In the days after the election, there was a lot of scolding from the national media and such – everyone from Seth Myers to The New York Times got their digs in – and lots of hand-wringing over HERO's defeat. "I looked at all the headlines that have come across my various screens in the past few days and think, 'Where were these people 72 hours ago, or two weeks ago?'“ Valdez says. “Why do we have to be looking back to finally see what was at stake now when it's too late to do anything about it?"
Banks has been fielding calls from people asking how they can help. “I tell them to go vote and to get ten of their friends to go vote. The candidates who supported HERO are still on the runoff ballot in December. There's still a way to support this in the polls,” Banks says.

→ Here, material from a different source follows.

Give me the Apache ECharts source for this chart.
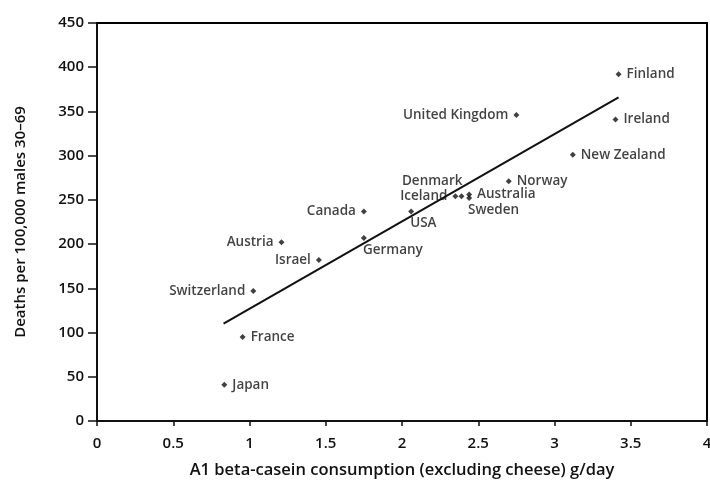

Despite the defeat, Pandit says there's at least a chance to learn from what went wrong with the HERO campaign for next time. “The most effective messengers are those directly affected. They're the ones who are the most driven and who will be the most compelling to people,” Pandit says. “The opposition was organized and focused from the beginning. They've been working in those same communities, the conservative ones, communities of color, for years. You can't counter that kind of opposition and that level of organization with a wish and a prayer. We needed more.”